On a more technical level, human values are broadly defined as some function over a typical human brain. There may be some (or many) optimizations possible, but not such that we can rely on them. So, for a really good model of human values, we should not expect to need less than the entropy of a human brain. In other words, nobody, whether they're Eliezer Yudkowsky with his formalist approach or you, is getting away with less than about ten petabytes of good training samples. Those working on uploads can skip this step entirely, but neuromorphic AI is likely to be fundamentally less useful.
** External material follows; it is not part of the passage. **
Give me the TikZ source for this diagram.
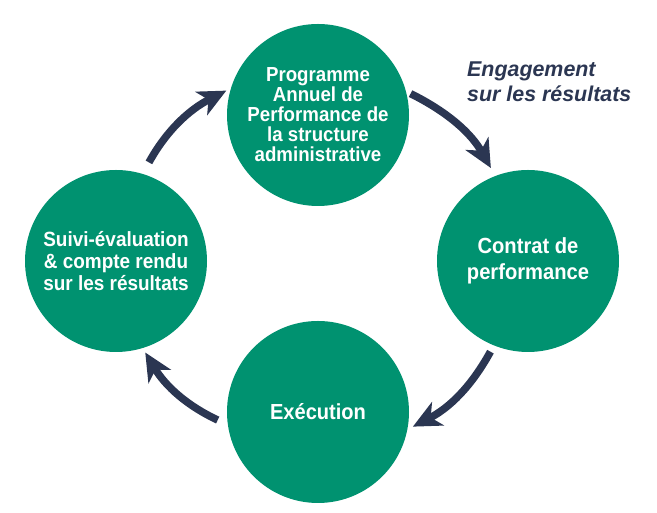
\documentclass[tikz,border=0pt]{standalone}
\usepackage{fontspec}
\setmainfont{Liberation Sans}
\newfontfamily\stagefont{Liberation Sans}[FakeStretch=0.92]
\usetikzlibrary{arrows.meta}
\definecolor{stagegreen}{RGB}{0,146,112}
\definecolor{cyclenavy}{RGB}{43,54,82}

\begin{document}
\begin{tikzpicture}[x=1pt,y=1pt]
% Cycle style
\tikzset{
    stage/.style={circle, fill=stagegreen, text=white, minimum size=182pt, inner sep=0pt, align=center},
    cycle arrow/.style={draw=cyclenavy, line width=7.5pt, -{Stealth[length=28pt,width=26pt,inset=8pt]}, bend left=17}
}
\useasboundingbox (0,0) rectangle (657,513);
% Stages
\node[stage, font=\stagefont\bfseries\fontsize{20.3}{20}\selectfont] (PAP) at (318,398){Programme\\Annuel de\\Performance de\\la structure\\administrative};
\node[stage, font=\stagefont\bfseries\fontsize{21.9}{25.7}\selectfont] (CP) at (528,252){Contrat de\\performance};
\node[stage, font=\stagefont\bfseries\fontsize{21.8}{22}\selectfont] (EXE) at (318,101){Exécution};
\node[stage, font=\stagefont\bfseries\fontsize{20.6}{21.7}\selectfont] (SUIVI) at (116,252){Suivi-évaluation\\\& compte rendu\\sur les résultats};
% Label
\node[anchor=north west, inner sep=0pt, align=left, text=cyclenavy, font=\bfseries\itshape\fontsize{21.4}{25}\selectfont] (ENG) at (467,451){Engagement\\sur les résultats};
% Arrows
\draw[cycle arrow, shorten <=5pt, shorten >=9pt] (PAP.15) to (CP.111);
\draw[cycle arrow, shorten <=7pt, shorten >=6pt] (CP.248) to (EXE.349);
\draw[cycle arrow, shorten <=11pt, shorten >=5pt] (EXE.188) to (SUIVI.287);
\draw[cycle arrow, shorten <=13pt, shorten >=5pt] (SUIVI.73) to (PAP.163);

\end{tikzpicture}
\end{document}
And this assumes that every bit of evidence can be mapped directly to a bit in a typical human brain map. In reality, for a non-FOOMed AI, the mapping it likely to be many orders of magnitude less efficient. I suspect, but cannot demonstrate right now, that a formalist approach starting with a clean framework along the lines of AIXI is going to be more efficient. Quite aside from that, even assuming you can acquire enough data to train your machine reliably, then you still need it to do... something. Human values include a lot of unpleasant qualities. Simply giving it human values and then allowing it to grow to superhuman intellect is grossly unsafe. Ted Bundy had human values. If your plan is to train it on examples of only nice people, then you've got a really serious practical problem of how to track down >10 petabytes of really good data on the lives of saints. A formalist approach like CEV, for all the things that bug me about it, simply does not have that issue, because its utility function is defined as functions of the observed values of real humans.
In other words, for a system that's as alien as the architecture of OpenCog, even if we assume that the software is powerful and general enough to work (which I'm in no way convinced of), attempting to inculate it with human values is extremely difficult, dangerous, and just plan unethical.